Torne-se perito

A fraude

a Liguei para o número em Londres e fiquei decepcionada. Ninguém atendeu e não era sequer a voz de Nick Leeson - que durante anos teve o título de "autor da maior fraude bancária da história moderna" - que aparecia na mensagem. Eu queria perguntar-lhe se é verdade que ele está a cobrar aos jornalistas (e já agora quanto) para comentar a fraude de Jérôme Kerviel, o homem que há três meses o destronou. Mas não tive sorte.A história de Nick e Jérôme continua a ser fascinante, eu tinha imensas perguntas para lhe fazer. Com 13 anos de intervalo, os dois usaram técnicas parecidas: faziam transacções em nome de clientes inventados para contas fictícias que fechavam sempre que alguém fazia perguntas. Normalmente, e isso ajudou-os, não havia perguntas.
Em Singapura, Nick Leeson, corretor do Barings, o banco mais antigo da Grã-Bretanha, abriu uma conta fantasma que registou como 88888 - número da sorte para os chineses. Entre 1992 e 1995, numa escalada imparável, perdeu 875 milhões de euros em investimentos no mercado de futuros - dinheiro do banco. O erro fatal foi quando apostou na bolsa de Tóquio sem poder adivinhar que, na manhã seguinte, um terramoto iria destruir Kobe e as bolsas asiáticas. Dias depois, escreveu I"m sorry num papel e fugiu. Era uma quinta-feira, 23 de Fevereiro de 1995. No domingo, o Barings, fundado em 1762 e onde a rainha Isabel tinha a conta privada, declarou falência e fechou, para sempre.
A fraude de Jérôme Kerviel não teve calor tropical. Ele estava ali mesmo, em Paris, no Société Générale, dos mais prestigiados bancos de França, debaixo do nariz de todos. Teve formação em gestão de controlo de risco, o que poderá ter sido uma inspiração. Alguém dizia no New York Times que um técnico de fechaduras tem mais facilidade em assaltar uma casa do que alguém que nunca montou uma fechadura na vida.

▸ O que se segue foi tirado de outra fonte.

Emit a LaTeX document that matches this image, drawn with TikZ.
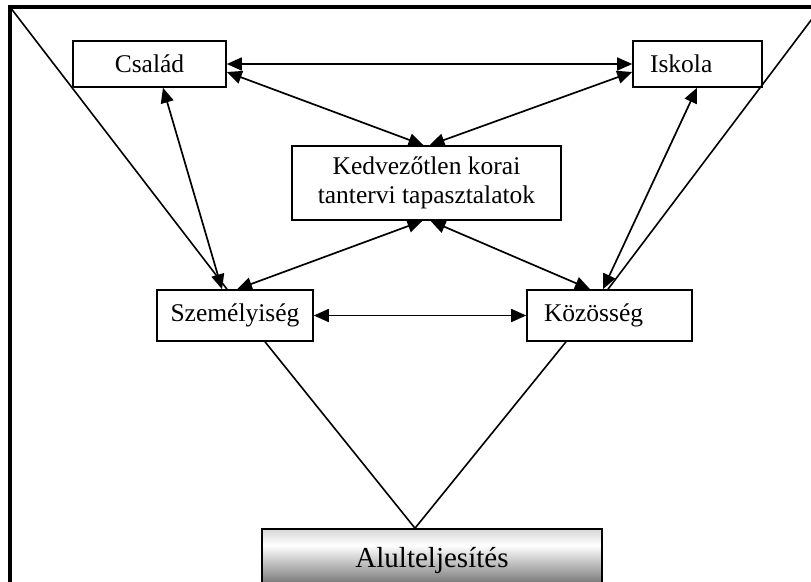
\documentclass[tikz,border=0pt]{standalone}
\usepackage{fontspec}
\setmainfont{Liberation Serif}
\usetikzlibrary{arrows.meta}
% light top edge, white band, darkening towards the bottom
\pgfdeclareverticalshading{alulshade}{100bp}{color(0bp)=(black!65); color(25bp)=(black!65); color(62bp)=(white); color(75bp)=(black!16); color(100bp)=(black!16)}

\begin{document}
\begin{tikzpicture}[x=1pt,y=-1pt,
  box/.style={draw, line width=1.6pt, inner sep=0pt, font=\fontsize{25.5}{29}\selectfont, minimum height=46pt},
  leftbox/.style={box, align=left, inner xsep=17pt},
  link/.style={line width=1.7pt, {Triangle[length=15pt,width=13pt]}-{Triangle[length=15pt,width=13pt]}},
  plain/.style={line width=1.6pt},
  frame/.style={line width=3.5pt, line join=miter}]
\useasboundingbox (0,0) rectangle (811,581);

% outer frame and the two long slanted sides
\coordinate (tl) at (10,7);
\coordinate (tr) at (821,7);
\draw[frame] (10,600) -- (tl) -- (830,7);

% boxes
\node[box, minimum width=153pt] (csalad) at (149.5,64) {Család};
\node[leftbox, text width=95pt] (iskola) at (697.5,64) {Iskola};
\node[box, align=center, minimum width=269pt, minimum height=74pt] (kedv) at (426.5,183) {Kedvezőtlen korai\\tantervi tapasztalatok};
\node[box, minimum width=156pt, minimum height=51pt] (szem) at (235,315.5) {Személyiség};
\node[leftbox, text width=131pt, minimum height=51pt] (koz) at (609.5,315.5) {Közösség};
\node[draw, line width=1.6pt, shade, shading=alulshade, inner sep=0pt, minimum width=340pt, minimum height=63pt, font=\fontsize{29}{33}\selectfont] (alul) at (432,560.5) {Alulteljesítés};

% two-way arrows
\draw[link] (csalad.east) -- (iskola.west);
\draw[link] ([yshift=-8pt]csalad.east) -- ([xshift=-3pt]kedv.north);
\draw[link] ([yshift=-8pt]iskola.west) -- ([xshift=3pt]kedv.north);
\draw[link] ([xshift=13.5pt]csalad.south) -- ([xshift=-13pt]szem.north);
\draw[link] ([xshift=-0.5pt]iskola.south) -- ([xshift=-6.5pt]koz.north);
\draw[link] ([xshift=-4pt]kedv.south) -- ([xshift=2pt]szem.north);
\draw[link] ([xshift=4pt]kedv.south) -- ([xshift=-19.5pt]koz.north);
\draw[link] (szem.east) -- (koz.west);

% slanted sides of the funnel
\draw[plain] (tl) -- ([xshift=-8pt]szem.north);
\draw[plain] (tr) -- ([xshift=-1.5pt]koz.north);

% lines down to the result
\draw[plain] ([xshift=30pt]szem.south) -- ([xshift=-17pt]alul.north);
\draw[plain] ([xshift=-43.5pt]koz.south) -- ([xshift=-17pt]alul.north);
\end{tikzpicture}
\end{document}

Entre 2006 e o início deste ano perdeu 5 mil milhões de euros sem ninguém dar por isso.
Nick e Jérôme, rogue traders super stars, fizeram duas das mais espectaculares fraudes bancárias da história, com uma particularidade: foram fraudes solitárias (no caso francês por provar). Têm muito em comum, os dois homens. Em Londres e em Paris, ninguém lhes dava atenção. Um estava longe e o outro estava perto mas era demasiado mediano para impressionar. Eram jovens corretores, movimentavam milhões e tinham patrões com pedigree. Eram filhos de cabeleireiras e operários, ambos começaram por baixo mas a vida corria-lhes bem. Tudo normal.
E, um dia, começaram a roubar.
Nick esteve preso seis anos, Jérôme 37 dias. Mas a diferença fundamental entre os dois é outra, cujas nuances ainda estou a digerir: o sentido de humor. Jérôme decidiu processar o banco por o ter despedido sem justa causa. Já Nick Leeson publicou dois livros (um sobre a fraude, o outro sobre como enfrentar o stress), inspirou o filme Rogue Trade, com Ewan McGregor, e tem um site oficial. Para media, discursos para jantares, conferências ou consultoria, é marcar 4420 8669 3128. Se um dia ele me atender o telefone, pergunto-lhe o que o faz rir.